Vista la trama di Io Capitano sarebbe stato facile per Matteo Garrone fare della facile retorica o ricorrere ad un ancora più semplice sequela di ricatti emotivi, volti a costringere quasi il lettore a commuoversi, a provare dolore empatico per quello che viene mostrato sul grande schermo. Garrone, però, che è un professionista del suo settore e che conosce il suo lavoro, decide di non percorrere la strada più semplice e opta per una chiave di lettura inaspettata: il realismo magico. La storia di Seydou è una storia profondamente reale e terrena, una storia in cui si sente il caldo del deserto, i granelli di sabbia che entrano negli occhi o le labbra che bruciano per l’arsura. Una storia – tratta da storie vere di coloro che hanno affrontato il viaggio raccontato – che non lesina sulla ferocia, sulla brutalità dell’essere umano che si fa animale quando si può far forte su qualcuno che non ha niente. Non è un film che cerca via di fughe, che prova a nascondere l’orrore.

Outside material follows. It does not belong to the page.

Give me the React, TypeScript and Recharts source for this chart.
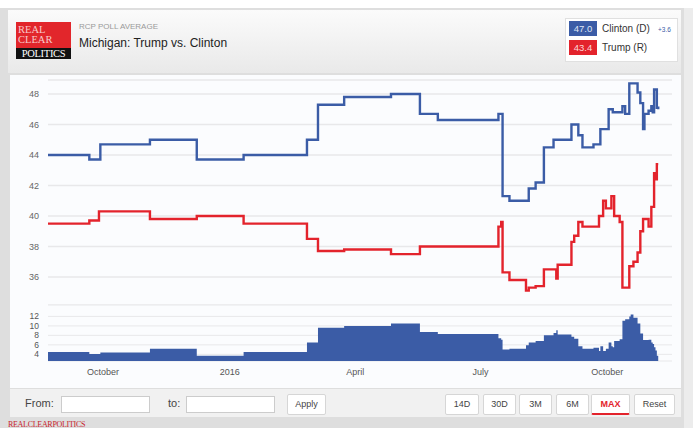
import { Area, AreaChart, CartesianGrid, Line, LineChart, XAxis, YAxis } from "recharts";

const dates = [
  "2015-08-22", "2015-09-21", "2015-09-28", "2015-09-29", "2015-11-04", "2015-12-08", "2016-01-11",
  "2016-02-26", "2016-03-05", "2016-03-24", "2016-04-27", "2016-05-18", "2016-05-31", "2016-07-14",
  "2016-07-16", "2016-07-17", "2016-07-22", "2016-08-03", "2016-08-05", "2016-08-10", "2016-08-16",
  "2016-08-23", "2016-08-25", "2016-08-26", "2016-09-05", "2016-09-07", "2016-09-10", "2016-09-13",
  "2016-09-21", "2016-09-25", "2016-09-26", "2016-09-28", "2016-09-30", "2016-10-02", "2016-10-04",
  "2016-10-05", "2016-10-06", "2016-10-10", "2016-10-12", "2016-10-14", "2016-10-17", "2016-10-18",
  "2016-10-20", "2016-10-23", "2016-10-25", "2016-10-27", "2016-10-28", "2016-10-31", "2016-11-02",
  "2016-11-03", "2016-11-04", "2016-11-05", "2016-11-06", "2016-11-07",
];
const clinton = [
  44.0, 43.7, 43.7, 44.7, 45.0, 43.7, 44.0,
  45.0, 47.3, 47.8, 48.0, 46.7, 46.3, 46.7,
  46.7, 41.3, 41.0, 41.0, 41.8, 42.2, 44.5,
  45.0, 45.0, 45.0, 46.0, 46.0, 45.3, 44.5,
  44.7, 44.7, 45.7, 45.7, 45.7, 47.0, 47.0,
  46.8, 46.8, 46.8, 47.2, 46.7, 48.7, 48.7,
  48.7, 48.1, 47.4, 45.7, 46.7, 46.9, 47.2,
  46.8, 48.3, 48.3, 47.1, 47.0,
];
const trump = [
  39.5, 39.7, 40.3, 40.3, 39.8, 40.0, 39.5,
  38.5, 37.7, 37.8, 37.5, 38.0, 38.0, 39.3,
  39.6, 36.3, 35.8, 35.1, 35.3, 35.4, 36.5,
  36.5, 35.9, 36.8, 38.3, 38.7, 39.6, 39.3,
  39.3, 40.0, 40.0, 41.0, 40.5, 40.5, 41.3,
  41.3, 40.0, 39.6, 35.3, 35.3, 36.7, 36.7,
  37.0, 37.6, 39.0, 39.8, 39.8, 39.3, 40.6,
  40.6, 42.8, 42.4, 43.4, 43.4,
];
const spread = [
  4.5, 4.1, 4.1, 4.4, 5.2, 3.7, 4.5,
  6.5, 9.6, 10.0, 10.5, 8.7, 8.3, 7.4,
  7.1, 5.0, 5.2, 5.9, 6.5, 6.8, 8.0,
  8.5, 9.1, 8.2, 7.7, 7.3, 5.7, 5.2,
  5.4, 4.7, 5.7, 4.7, 5.2, 6.5, 5.7,
  5.5, 6.8, 7.2, 11.1, 11.4, 12.0, 12.4,
  11.7, 10.5, 8.4, 7.0, 7.0, 7.1, 6.5,
  6.2, 5.5, 4.8, 3.7, 3.6,
];

// x ticks: days counted from 1 Oct 2015
const tickDays = [0, 92, 183, 274, 366];
const tickLabels = ["October", "2016", "April", "July", "October"];
const yTicks = [36, 38, 40, 42, 44, 46, 48];
const spreadTicks = [4, 6, 8, 10, 12];

const BLUE = "#3b5ca6";
const RED = "#e3232c";
const FONT = '"Liberation Sans", Arial, sans-serif';

const origin = Date.UTC(2015, 9, 1);
const toDay = (s: string) => {
  const [y, m, d] = s.split("-").map(Number);
  return (Date.UTC(y, m - 1, d) - origin) / 86400000;
};

const rows = dates.map((d, i) => ({ t: toDay(d), clinton: clinton[i], trump: trump[i], spread: spread[i] }));
const xDomain = [-40, 413];
const tickFmt = (v: number) => tickLabels[tickDays.indexOf(v)] ?? "";

const btn = (label: string, x: number, w: number, active = false) => (
  <div
    key={label}
    style={{
      position: "absolute", left: x, top: 394, width: w, height: 21, boxSizing: "border-box",
      background: "#fff", border: "1px solid #d6d6d6", borderRadius: 2,
      borderBottom: active ? `2px solid ${RED}` : "1px solid #d6d6d6",
      fontSize: 9, lineHeight: "19px", textAlign: "center",
      color: active ? RED : "#444", fontWeight: active ? 700 : 400,
    }}
  >
    {label}
  </div>
);

export default function App() {
  return (
    <div style={{ position: "absolute", left: 0, top: 0, width: 693, height: 428, background: "#fff", overflow: "hidden", fontFamily: FONT }}>
      {/* frame */}
      <div style={{ position: "absolute", left: 0, top: 8, width: 684, height: 420, background: "#dedede" }} />
      <div style={{ position: "absolute", left: 684, top: 8, width: 9, height: 420, background: "#ececec" }} />
      {/* header */}
      <div style={{ position: "absolute", left: 8, top: 10, width: 673, height: 63, background: "linear-gradient(#fbfbfb, #e9e9e9)" }} />
      <div style={{ position: "absolute", left: 16, top: 22, width: 55, height: 26, background: "#e2262b", color: "#f8caca", fontFamily: "'Liberation Serif', serif", fontSize: 10.5, lineHeight: "10px", paddingLeft: 2, paddingTop: 3, boxSizing: "border-box" }}>
        REAL<br />CLEAR
      </div>
      <div style={{ position: "absolute", left: 16, top: 48, width: 55, height: 11, background: "#111", color: "#fff", fontFamily: "'Liberation Serif', serif", fontSize: 10.5, lineHeight: "11px", textAlign: "center", letterSpacing: -0.3 }}>
        POLITICS
      </div>
      <div style={{ position: "absolute", left: 79, top: 22, fontSize: 8, color: "#9a9a9a" }}>RCP POLL AVERAGE</div>
      <div style={{ position: "absolute", left: 79, top: 36, fontSize: 12, color: "#222" }}>Michigan: Trump vs. Clinton</div>

      {/* legend box */}
      <div style={{ position: "absolute", left: 565, top: 18, width: 113, height: 44, background: "#fff", border: "1px solid #e0e0e0", boxSizing: "border-box" }} />
      <div style={{ position: "absolute", left: 569, top: 21, width: 28, height: 15, background: BLUE, color: "#dfe6f5", fontSize: 9.5, lineHeight: "15px", textAlign: "center" }}>47.0</div>
      <div style={{ position: "absolute", left: 602, top: 22, fontSize: 10, lineHeight: "13px", color: "#333" }}>Clinton (D)</div>
      <div style={{ position: "absolute", left: 658, top: 23, fontSize: 6.5, lineHeight: "13px", color: BLUE }}>+3.6</div>
      <div style={{ position: "absolute", left: 569, top: 40, width: 28, height: 15, background: RED, color: "#fbd7d7", fontSize: 9.5, lineHeight: "15px", textAlign: "center" }}>43.4</div>
      <div style={{ position: "absolute", left: 602, top: 41, fontSize: 10, lineHeight: "13px", color: "#333" }}>Trump (R)</div>

      {/* chart panel */}
      <div style={{ position: "absolute", left: 10, top: 75, width: 671, height: 313, background: "#fbfcfe" }} />

      <div style={{ position: "absolute", left: 0, top: 75 }}>
        <LineChart width={693} height={230} data={rows} margin={{ top: 5, right: 21, bottom: 0, left: 0 }}>
          <CartesianGrid vertical={false} stroke="#e8e8ea" strokeWidth={1.5} />
          <XAxis type="number" dataKey="t" domain={xDomain} ticks={tickDays} allowDataOverflow height={0} tick={false} tickLine={false} axisLine={{ stroke: "#c8c8c8", strokeWidth: 2 }} />
          <YAxis domain={[34.16, 48.92]} ticks={yTicks} interval={0} allowDataOverflow width={48} tickLine={false} axisLine={false} tickSize={0} tickMargin={9} tick={{ fill: "#666", fontSize: 9 }} />
          <Line type="stepAfter" dataKey="clinton" stroke={BLUE} strokeWidth={2.4} dot={false} activeDot={false} isAnimationActive={false} />
          <Line type="stepAfter" dataKey="trump" stroke={RED} strokeWidth={2.4} dot={false} activeDot={false} isAnimationActive={false} />
        </LineChart>
      </div>

      <div style={{ position: "absolute", left: 0, top: 305 }}>
        <AreaChart width={693} height={85} data={rows} margin={{ top: 0, right: 21, bottom: 5, left: 0 }}>
          <CartesianGrid vertical={false} stroke="#e8e8ea" strokeWidth={1} />
          <XAxis type="number" dataKey="t" domain={xDomain} ticks={tickDays} interval={0} allowDataOverflow height={24} tickFormatter={tickFmt} tickLine={false} axisLine={false} tickSize={0} tickMargin={8} tick={{ fill: "#555", fontSize: 9 }} />
          <YAxis domain={[2.6, 14.4]} ticks={spreadTicks} interval={0} allowDataOverflow width={48} tickLine={false} axisLine={false} tickSize={0} tickMargin={9} tick={{ fill: "#555", fontSize: 8.5 }} />
          <Area type="stepAfter" dataKey="spread" stroke="none" fill={BLUE} fillOpacity={1} dot={false} activeDot={false} isAnimationActive={false} />
        </AreaChart>
      </div>

      {/* controls */}
      <div style={{ position: "absolute", left: 10, top: 389, width: 671, height: 28, background: "#f1f1f1" }} />
      <div style={{ position: "absolute", left: 25, top: 397, fontSize: 11, color: "#444" }}>From:</div>
      <div style={{ position: "absolute", left: 61, top: 396, width: 87, height: 15, background: "#fff", border: "1px solid #ccc" }} />
      <div style={{ position: "absolute", left: 168, top: 397, fontSize: 11, color: "#444" }}>to:</div>
      <div style={{ position: "absolute", left: 186, top: 396, width: 87, height: 15, background: "#fff", border: "1px solid #ccc" }} />
      {btn("Apply", 287, 39)}
      {btn("14D", 445, 34)}
      {btn("30D", 483, 33)}
      {btn("3M", 519, 33)}
      {btn("6M", 556, 33)}
      {btn("MAX", 591, 39, true)}
      {btn("Reset", 634, 41)}
      <div style={{ position: "absolute", left: 8, top: 420, fontSize: 8, color: "#c8232c", fontFamily: "'Liberation Serif', serif", letterSpacing: -0.3 }}>REALCLEARPOLITICS</div>
    </div>
  );
}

Eppure, in mezzo a tutto questo realismo, a tutto ciò che avviene prima che le barche giungano sulle coste italiane, Garrone inserisce degli elementi di realismo magico, dove folklore, leggende e immaginazione cooperano a dare al film anche una dimensione quasi fiabesca. Creature che popolano i cieli e trasmettono messaggi, donne che volteggiano nell’aria, ormai libere dalla loro fatica, gentili padroni che liberano i propri “schiavi” dopo la realizzazione di una fontana quasi magica: ci sono lampi di luce in mezzo a questo viaggio, attimi in cui la realtà si sospende e il protagonista si trova a vivere esperienze quasi extrasensoriali che sono quella piccola scintilla che gli permette di non abbattersi, di non lasciarsi sconfiggere dalla realtà che gli sbatte contro, cancellando ogni sogno che aveva fatto al lato del banchetto di famiglia, in Senegal.
Come nella miglior tradizione picaresca che si rispetti, il viaggio di Seydou – che è il vero protagonista dell’intera vicenda, quel “capitano” che dà il titolo al film – è anche un viaggio interiore, un viaggio alla scoperta di se stesso. All’inizio del film, infatti, vediamo il protagonista come se fosse in balìa del cugino. Come un moderno e più affettuoso Lucignolo, è Moussa che spinge Seydou a intraprendere un vero e proprio viaggio della speranza. Ma, man mano che il film avanza, man mano che Seydou vede coi suoi occhi gli orrori del mondo e della povertà sfruttata, il ragazzo finisce col lasciare indietro le sue speranze, le sue sciocche illusioni basate sul niente e comincia a costruire se stesso proprio attraverso le scoperte che fa, le cicatrici che gli vengono imposte o le persone che, lungo il cammino, decidono di aiutarlo come possono, disperato in mezzo ai disperati. Con un respiro internazionale – in lingua originale il film è quasi interamente sottotitolo – Io capitano è un film che non somiglia a nulla e che rappresenta un tassello pressoché fondamentale nella narrativa cinematografica legata alle migrazioni. Un titolo del nostro cinema che dimostra che il cinema italiano è ben lungi dall’essere morto o pieno solo di film brutti e scadenti.